U.S. Dams Getting Safer But Still Vulnerable To Terror Attack

The country’s dams have become significantly safer since Sept. 11, 2001, but the gates holding back the nation’s largest reservoirs remain vulnerable to terrorist attack, a new federally commission study said.

Nationwide, water managers at the U.S. Bureau of Reclamation who monitor water and power flow at the dams are disconnected from the security teams and law enforcement officials protecting them, according to the National Research Institute study released this week.

Better communication is crucial, the study said.

”The cultures of two ends of that pipeline are very different,” said John Christian, a consulting engineer from Massachusetts who supervised the Bureau of Reclamation-commissioned study.

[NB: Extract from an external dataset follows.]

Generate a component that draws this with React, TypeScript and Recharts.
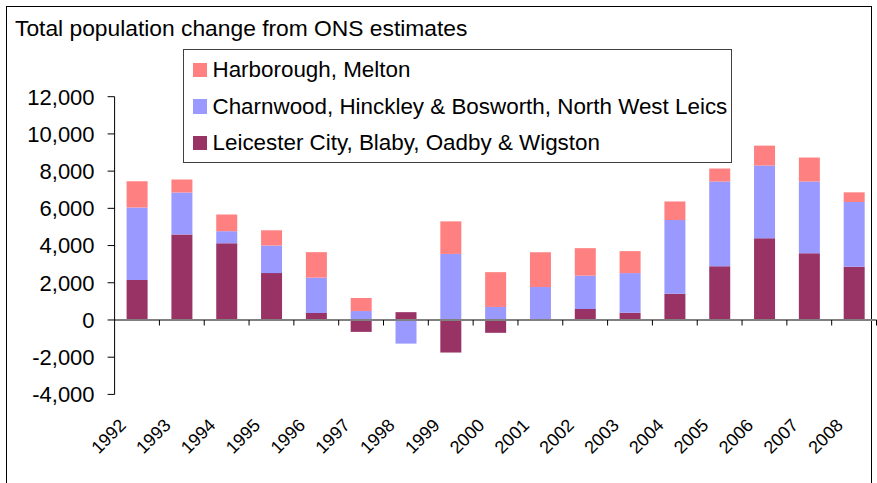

Better security plans are needed to meet realistic, site-specific threats at the Bureau of Reclamation’s 479 dams and dikes, the study says.

Although roads have been closed, cameras powered up and fences erected since Sept. 11, the dams’ security appeared ”brittle” and ”lacking in depth,” with officials having planned only for a certain amount of ”threat scenarios,” the study found.

For example, there were no plans for the possibility of an employee attacking a dam.

The chain of command during an attack also is unclear, and what security procedures that are in place are not well understood by Reclamation officials, the study found.

Christian said there also is confusion about who is authorized to use deadly force during an attack, since many of the dams are protected by private security teams.

Few specifics were given about problems at each of the five ”critical infrastructure” dams — Hoover, Grand Coulee, Folsom, Shasta, and Glen Canyon — that were surveyed by the researchers earlier in the year.